Aussagekräftige österreichische Erstaufführung

Ausgehend von Beethovens Streichquartett op. 59/1 verfasste die 39-jährige Komponistin Maja Ratkje ein Werk, das von Beginn an die Aufmerksamkeit auf sich zog, denn eine große Erwartungshaltung wurde bereits mit den flirrenden einleitenden Gesten gesetzt. Die Aura Beethovens schwang durch den musikalischen Duktus hindurch mit. Unter anderem wurden harmonische Eckpfeiler vielgestaltig kommentiert, plastisch umrankt und spannenden musikalischen Auflösungsprozessen ausgesetzt.

Während des Entstehungsprozesses dieses Streichquartetts im Jahr 2011 wurde Norwegen von einer Terrorattacke erschüttert. Nachher war nichts mehr so wie bisher. Auch im Werk von Maja Ratkje hat dieser Gewaltakt Spuren hinterlassen. Dramatisch wirkte der Zusammenbruch vor allem durch die Zurückhaltung, mit dem er sich in der Musik widerspiegelte. Doch allmählich entstand wieder Neues, so dass zum Schluss hin die Farbe des Beginns wieder durchflimmerte.

Missverständnis

Die Deutung dieses Streichquartetts war eine Bereicherung und verströmte eine nachhaltige Wirkung. Ärgerlich war deshalb, dass unmittelbar im Anschluss an dieses Werk zeitgenössische Arrangements Nord-Norwegischer Volkslieder wie lärmendes Gepolter in den Raum gestellt wurden. Selbstverständlich waren auch diese Stücke hervorragend arrangiert und wurden vom Engegård Quartett faszinierend gespielt.

Diese Werkfolge war symptomatisch für die Programmgestaltung beim Feldkirch Festival und vielen anderen Veranstaltern. Dem Publikum wird offenbar nichts zugemutet. Jede nachdenkliche oder gar bedrückende musikalische Aussage wird unvermittelt wieder aufgelöst, weil die Musik – im Gegensatz zum Theater und Film – in den Köpfen vieler Programmmacher allein der seelischen Erbauung zu dienen hat. Dies bewirkt oft eine Belanglosigkeit, die den dargebotenen Kompositionen nicht gerecht wird.
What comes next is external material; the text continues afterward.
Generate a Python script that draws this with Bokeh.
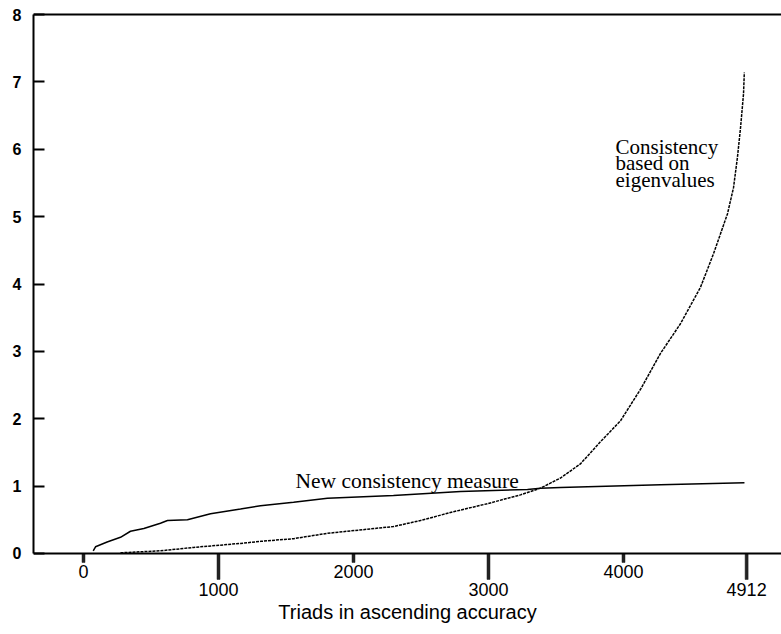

Von der Wertschätzung der Kunst und Kultur

Im Rahmen einer Podiumsdiskussion diskutierten Johanna Laakso (Universitätsprofessorin für Finno-Ugristik an der Universität Wien), Petra Biesalski (stellvertretende Leiterin des Goethe-Instituts Oslo) und Taina Lehtonen (Schulleiterin des Musikgymnasiums Kaustinen) über kultur- und bildungspolitische Leitgedanken in Finnland und Norwegen. Spannend und unterhaltsam berichteten die Frauen unter anderem darüber, dass in Norwegen eine „Wohlfühlschule“ gepflegt wird, in Finnland hingegen durchaus auch eine Leistung eingefordert wird. Kultur wird in beiden Ländern als Exportgut betrachtet. Damit einher geht eine hohe Wertschätzung der Kunst und Kultur, die sich selbstverständlich in den finanziellen Mitteln niederschlägt.